Bentrok militer Jepang versus ribuan rakyat plus pemuda yang digerakkan oleh Komite Nasional Indonesia Daerah (KNID) Barisan Penjagaan Umum (BPU), BKR dan Polisi Istimewa akhirnya tak terhindarkan. Kaum republikan menerjang tembakan mitraliur penjajah meski sebagian cuma bersenjatakan golok, bambu runcing, tombak, keris, pentung dan sejenis.
Beribu orang menyerbu. Jepang terdesak dan takluk. Lantas berkibarlah bendera merah putih di udara.
Pejuang yang gugur dalam pertempuran ini telah diabadikan sebagai nama jalan seperti I Dewa Nyoman Oka, Farida M Noto, Sabirin, Abu Bakar Ali, Sunaryo. Satu tetenger atau monumen didirikan Sultan HB X di kompleks Asrama Korem 040 Pamungkas, Jalan Wardhani, Kotabaru, pada 7 Oktober 1988, sebagai pengingat serbuan ini.
Bawah tanah bukan berarti tak kasat mata. Gaung dan kiprah para aktivis Pathuk tetap terdengar oleh Presiden Pertama RI Sukarno.
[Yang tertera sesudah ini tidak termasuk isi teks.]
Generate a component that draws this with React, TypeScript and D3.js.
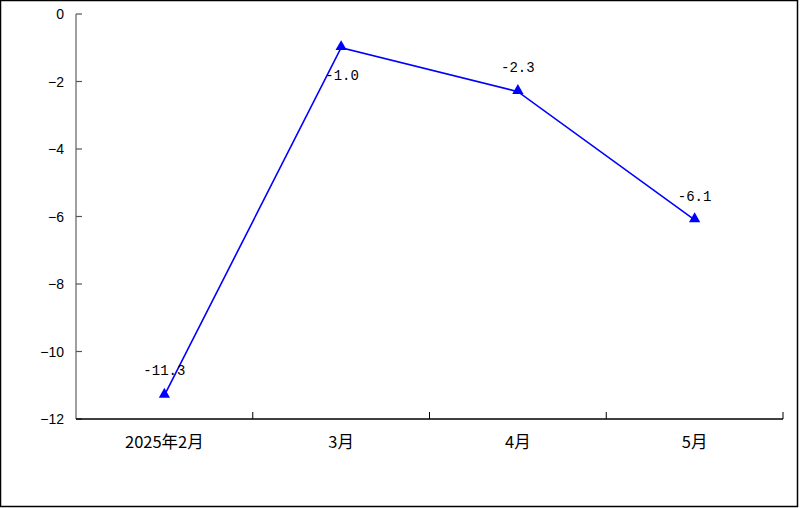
import React from "react";
import * as d3 from "d3";

const categories = ["2025年2月", "3月", "4月", "5月"];
const values = [-11.3, -1.0, -2.3, -6.1];
const valueLabels = ["-11.3", "-1.0", "-2.3", "-6.1"];
const yTicks = [0, -2, -4, -6, -8, -10, -12];

export default function App() {
  const W = 800, H = 508;
  const left = 76, right = 783, top = 14, bottom = 419;
  const x = d3.scaleBand<string>().domain(categories).range([left, right]);
  const y = d3.scaleLinear().domain([-12, 0]).range([bottom, top]);
  const cx = (c: string) => (x(c) as number) + x.bandwidth() / 2;
  const line = d3.line<number>().x((_, i) => cx(categories[i])).y((v) => y(v));
  const tri = d3.symbol().type(d3.symbolTriangle).size(55)();
  const labelDy = [-20, 32, -20, -19];
  const labelDx = [0, 1, 0, 0];
  return (
    <svg width={W} height={H} style={{ position: "absolute", left: 0, top: 0 }}>
      <rect x={0} y={0} width={W} height={H} fill="#fff" />
      <rect x={0.5} y={0.5} width={797} height={506} fill="none" stroke="#000" strokeWidth={1.5} />
      <line x1={left} x2={left} y1={top} y2={bottom} stroke="#7f7f7f" strokeWidth={1.5} />
      {yTicks.map((t) => (
        <g key={t}>
          <line x1={left} x2={left + 6} y1={y(t)} y2={y(t)} stroke="#555" strokeWidth={1.2} />
          <text x={64} y={y(t) + 5} textAnchor="end" fontFamily="Liberation Sans, Arial, sans-serif" fontSize={14} fill="#000">
            {t === 0 ? "0" : "\u2212" + Math.abs(t)}
          </text>
        </g>
      ))}
      <line x1={left} x2={right} y1={bottom} y2={bottom} stroke="#000" strokeWidth={1.5} />
      {categories.map((c) => (
        <line key={"t" + c} x1={(x(c) as number) + x.bandwidth()} x2={(x(c) as number) + x.bandwidth()} y1={bottom - 7} y2={bottom} stroke="#000" strokeWidth={1} />
      ))}
      {categories.map((c) => (
        <text key={"l" + c} x={cx(c)} y={448} textAnchor="middle" fontFamily="'Noto Sans CJK SC', sans-serif" fontSize={16.5} fill="#000">
          {c}
        </text>
      ))}
      <path d={line(values) || ""} fill="none" stroke="#0000ff" strokeWidth={1.6} />
      {values.map((v, i) => (
        <path key={"p" + i} d={tri || ""} transform={`translate(${cx(categories[i])},${y(v) - 1})`} fill="#0000ff" />
      ))}
      {values.map((v, i) => (
        <text key={"v" + i} x={cx(categories[i]) + labelDx[i]} y={y(v) + labelDy[i]} textAnchor="middle" fontFamily="'Liberation Mono', 'DejaVu Sans Mono', monospace" fontSize={14} fill="#000">
          {valueLabels[i]}
        </text>
      ))}
    </svg>
  );
}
Komandan SWK 101 Letnan Marsudi semasa hidupnya pernah bercerita pada Darto tentang Sukarno yang mengucap terima kasih kepada Kelompok Pathuk pada 1946. Tepatnya ketika Sukarno berkantor di Yogyakarta usai terjadinya perpindahan Ibu Kota RI. Darto tak merinci kepada siapa Bapak Proklamator itu berucap.
"Yogyakarta termasyhur karena jiwa perjuangannya. Itu karena banyak kontribusi orang-orang Pathuk. Menyampaikan begitu sama grupnya anak-anak Pathuk," beber Darto.
Pergerakan Kelompok Pathuk memudar setelah 1948, saat Yogyakarta kembali berkecamuk usai Agresi Militer Belanda II. Angin perpolitikan terlanjur menuntun organ inti perkumpulan ini menempuh jalan masing-masing. Beberapa akhirnya berseberangan.
"Tahun 1948 kan setelahnya timbul multipartai," sebutnya.
Di kemudian hari, para aktivis Pathuk banyak berpindah ke luar Yogyakarta. Sunjoyo yang dituduh terlibat dalam gerakan Pemerintahan Revolusioner Republik Indonesia (PRRI) melarikan diri ke Belanda. Baru setelah Orde Baru berkuasa, dia pulang dan bergabung dengan Soeharto.
"Tapi, pada masanya dampak perjuangan Kelompok Pathuk ini nampak sekali. Konsep mereka bahwa kebersamaan memperjuangkan pemerintahan itu ada. Mereka berjuang betul," tutupnya.